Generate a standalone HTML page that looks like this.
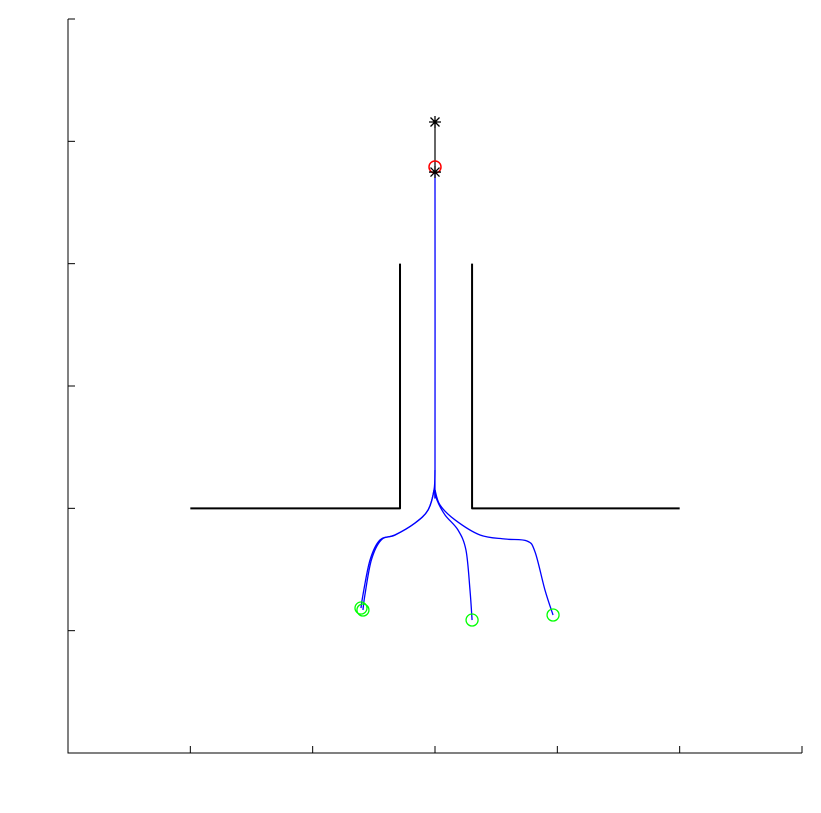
<!DOCTYPE html>
<html><head><meta charset="utf-8"><style>body{margin:0;background:#fff}svg{display:block}</style></head>
<body>
<svg id="chart" width="821" height="813" xmlns="http://www.w3.org/2000/svg"></svg>
<script>
const xTicks=[0,1,2,3,4,5,6];
const yTicks=[0,1,2,3,4,5,6];
const wallLeftX=[1,2.714,2.714];
const wallLeftY=[2,2,4];
const wallRightX=[5,3.303,3.303];
const wallRightY=[2,2,4];
const path1X=[2.395,2.411,2.469,2.550,2.673,2.837,2.943,2.992,3.0,3.0];
const path1Y=[1.185,1.292,1.578,1.741,1.782,1.880,1.986,2.150,2.313,4.749];
const path1bX=[2.411,2.427,2.480,2.560,2.673,2.837,2.943,2.992,3.0];
const path1bY=[1.169,1.292,1.578,1.741,1.782,1.880,1.986,2.150,2.313];
const path2X=[3.965,3.899,3.818,3.752,3.572,3.368,3.164,3.041,3.0];
const path2Y=[1.128,1.332,1.643,1.733,1.749,1.782,1.905,2.027,2.150];
const path3X=[3.303,3.286,3.253,3.188,3.082,3.016,3.0];
const path3Y=[1.087,1.332,1.659,1.823,1.946,2.068,2.150];
const startX=[2.395,2.411,3.303,3.965];
const startY=[1.185,1.169,1.087,1.128];
const goalX=[3.0], goalY=[4.790];
const starX=[3.0,3.0], starY=[5.158,4.749];

const L=68,R=802,B=753,T=19;
const sx=v=>L+(R-L)*v/6, sy=v=>B-(B-T)*v/6;
const svg=document.getElementById('chart');
const NS='http://www.w3.org/2000/svg';
function mk(tag,attrs){const e=document.createElementNS(NS,tag);for(const k in attrs)e.setAttribute(k,attrs[k]);svg.appendChild(e);return e;}
let e=mk('path',{d:`M${L},${T}V${B}H${R}`,fill:'none',stroke:'#000','stroke-width':1});


xTicks.forEach(t=>{const x=sx(t);const k=mk('line',{x1:x,x2:x,y1:B,y2:B-7,stroke:'#000'});

});
yTicks.forEach(t=>{const y=sy(t);const k=mk('line',{x1:L,x2:L+7,y1:y,y2:y,stroke:'#000'});

});
function poly(xs,ys,color,w,name){const p=mk('polyline',{points:xs.map((x,i)=>sx(x)+','+sy(ys[i])).join(' '),fill:'none',stroke:color,'stroke-width':w,'stroke-linejoin':'round'});

}
function smooth(xs,ys,color,w,name){
  const P=xs.map((x,i)=>[sx(x),sy(ys[i])]);
  let d=`M${P[0][0]},${P[0][1]}`;
  for(let i=0;i<P.length-1;i++){
    const p0=P[Math.max(i-1,0)],p1=P[i],p2=P[i+1],p3=P[Math.min(i+2,P.length-1)];
    const c1=[p1[0]+(p2[0]-p0[0])/6,p1[1]+(p2[1]-p0[1])/6];
    const c2=[p2[0]-(p3[0]-p1[0])/6,p2[1]-(p3[1]-p1[1])/6];
    d+=`C${c1[0]},${c1[1]} ${c2[0]},${c2[1]} ${p2[0]},${p2[1]}`;
  }
  const p=mk('path',{d:d,fill:'none',stroke:color,'stroke-width':w});
  
  
}
poly(wallLeftX,wallLeftY,'#000',2,'left-wall');
poly(wallRightX,wallRightY,'#000',2,'right-wall');
poly(starX,starY,'#000',1.2,'goal-line');
smooth(path1X,path1Y,'#00f',1.3,'path-left');
smooth(path1bX,path1bY,'#00f',1.3,'path-left-2');
smooth(path2X,path2Y,'#00f',1.3,'path-right');
smooth(path3X,path3Y,'#00f',1.3,'path-middle');
startX.forEach((x,i)=>{const c=mk('circle',{cx:sx(x),cy:sy(startY[i]),r:6,fill:'none',stroke:'#0f0','stroke-width':1.3});

});
goalX.forEach((x,i)=>{const c=mk('circle',{cx:sx(x),cy:sy(goalY[i]),r:6,fill:'none',stroke:'#f00','stroke-width':1.5});

});
starX.forEach((x,i)=>{const cx=sx(x),cy=sy(starY[i]);const g=mk('path',{d:`M${cx-6},${cy}H${cx+6}M${cx},${cy-6}V${cy+6}M${cx-4.5},${cy-4.5}L${cx+4.5},${cy+4.5}M${cx-4.5},${cy+4.5}L${cx+4.5},${cy-4.5}`,stroke:'#000','stroke-width':1.3});

});
</script>
</body></html>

Task directions:
Transcribe all the data word for word; the images stay out.

Completed exercise:
Generate a standalone HTML page that looks like this.
<!DOCTYPE html>
<html><head><meta charset="utf-8"><style>body{margin:0;background:#fff}svg{display:block}</style></head>
<body>
<svg id="chart" width="821" height="813" xmlns="http://www.w3.org/2000/svg"></svg>
<script>
const xTicks=[0,1,2,3,4,5,6];
const yTicks=[0,1,2,3,4,5,6];
const wallLeftX=[1,2.714,2.714];
const wallLeftY=[2,2,4];
const wallRightX=[5,3.303,3.303];
const wallRightY=[2,2,4];
const path1X=[2.395,2.411,2.469,2.550,2.673,2.837,2.943,2.992,3.0,3.0];
const path1Y=[1.185,1.292,1.578,1.741,1.782,1.880,1.986,2.150,2.313,4.749];
const path1bX=[2.411,2.427,2.480,2.560,2.673,2.837,2.943,2.992,3.0];
const path1bY=[1.169,1.292,1.578,1.741,1.782,1.880,1.986,2.150,2.313];
const path2X=[3.965,3.899,3.818,3.752,3.572,3.368,3.164,3.041,3.0];
const path2Y=[1.128,1.332,1.643,1.733,1.749,1.782,1.905,2.027,2.150];
const path3X=[3.303,3.286,3.253,3.188,3.082,3.016,3.0];
const path3Y=[1.087,1.332,1.659,1.823,1.946,2.068,2.150];
const startX=[2.395,2.411,3.303,3.965];
const startY=[1.185,1.169,1.087,1.128];
const goalX=[3.0], goalY=[4.790];
const starX=[3.0,3.0], starY=[5.158,4.749];

const L=68,R=802,B=753,T=19;
const sx=v=>L+(R-L)*v/6, sy=v=>B-(B-T)*v/6;
const svg=document.getElementById('chart');
const NS='http://www.w3.org/2000/svg';
function mk(tag,attrs){const e=document.createElementNS(NS,tag);for(const k in attrs)e.setAttribute(k,attrs[k]);svg.appendChild(e);return e;}
let e=mk('path',{d:`M${L},${T}V${B}H${R}`,fill:'none',stroke:'#000','stroke-width':1});


xTicks.forEach(t=>{const x=sx(t);const k=mk('line',{x1:x,x2:x,y1:B,y2:B-7,stroke:'#000'});

});
yTicks.forEach(t=>{const y=sy(t);const k=mk('line',{x1:L,x2:L+7,y1:y,y2:y,stroke:'#000'});

});
function poly(xs,ys,color,w,name){const p=mk('polyline',{points:xs.map((x,i)=>sx(x)+','+sy(ys[i])).join(' '),fill:'none',stroke:color,'stroke-width':w,'stroke-linejoin':'round'});

}
function smooth(xs,ys,color,w,name){
  const P=xs.map((x,i)=>[sx(x),sy(ys[i])]);
  let d=`M${P[0][0]},${P[0][1]}`;
  for(let i=0;i<P.length-1;i++){
    const p0=P[Math.max(i-1,0)],p1=P[i],p2=P[i+1],p3=P[Math.min(i+2,P.length-1)];
    const c1=[p1[0]+(p2[0]-p0[0])/6,p1[1]+(p2[1]-p0[1])/6];
    const c2=[p2[0]-(p3[0]-p1[0])/6,p2[1]-(p3[1]-p1[1])/6];
    d+=`C${c1[0]},${c1[1]} ${c2[0]},${c2[1]} ${p2[0]},${p2[1]}`;
  }
  const p=mk('path',{d:d,fill:'none',stroke:color,'stroke-width':w});
  
  
}
poly(wallLeftX,wallLeftY,'#000',2,'left-wall');
poly(wallRightX,wallRightY,'#000',2,'right-wall');
poly(starX,starY,'#000',1.2,'goal-line');
smooth(path1X,path1Y,'#00f',1.3,'path-left');
smooth(path1bX,path1bY,'#00f',1.3,'path-left-2');
smooth(path2X,path2Y,'#00f',1.3,'path-right');
smooth(path3X,path3Y,'#00f',1.3,'path-middle');
startX.forEach((x,i)=>{const c=mk('circle',{cx:sx(x),cy:sy(startY[i]),r:6,fill:'none',stroke:'#0f0','stroke-width':1.3});

});
goalX.forEach((x,i)=>{const c=mk('circle',{cx:sx(x),cy:sy(goalY[i]),r:6,fill:'none',stroke:'#f00','stroke-width':1.5});

});
starX.forEach((x,i)=>{const cx=sx(x),cy=sy(starY[i]);const g=mk('path',{d:`M${cx-6},${cy}H${cx+6}M${cx},${cy-6}V${cy+6}M${cx-4.5},${cy-4.5}L${cx+4.5},${cy+4.5}M${cx-4.5},${cy+4.5}L${cx+4.5},${cy-4.5}`,stroke:'#000','stroke-width':1.3});

});
</script>
</body></html>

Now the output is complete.